Voici la traduction de l’article de Zehra Doğan, publié en anglais sur The Independent, le 31 mars 2019.
Français | English (The Independent) | Türkçe (Duvar)
Je viens de quitter la prison en Turquie où j’étais enfermée à cause de mon art, mais je refuse de me taire
En Turquie, les combats entre les forces de sécurité et les groupes armés dans les villes à majorité kurde débutèrent en 2015 et, en tant que journaliste kurde, il me parut essentiel de visiter ces villes. Les médias turcs, presque entièrement sous contrôle gouvernemental, ne rapportaient que les informations fournies par les forces de sécurité, d’une façon biaisée et sous forme de propagande.
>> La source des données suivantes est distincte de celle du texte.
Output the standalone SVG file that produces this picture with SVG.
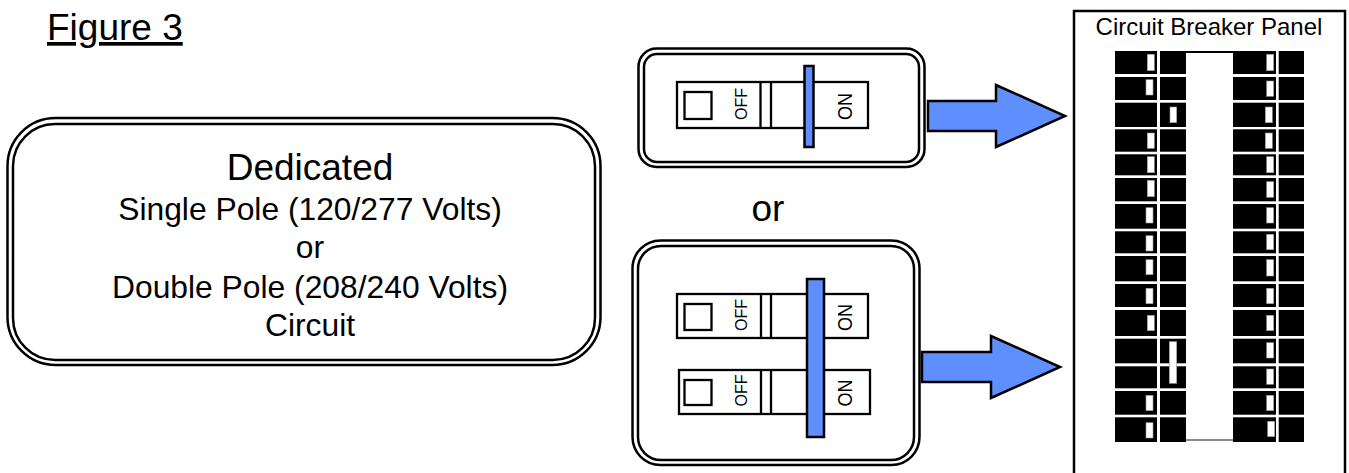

À cette époque, je travaillais pour JINHA, une agence de presse entièrement féminine qui présentait toutes ses informations sous un point de vue féministe. Il ne restait plus qu’un an avant que JINHA, dont j’étais une fondatrice, ne fut fermée par décret gouvernemental.
Avant que ne je me rende dans ces villes, certains m’ont averti que je risquais d’être arrêtée. Ces endroits étaient alors sous occupation militaire, avec une interdiction absolue de circuler dans les rues, interdiction valable vingt-quatre heures sur vingt-quatre, sept jours par semaine, de telle sorte que les cadavres des civils, tués dans les échanges, demeuraient exposés sur la route des jours entiers.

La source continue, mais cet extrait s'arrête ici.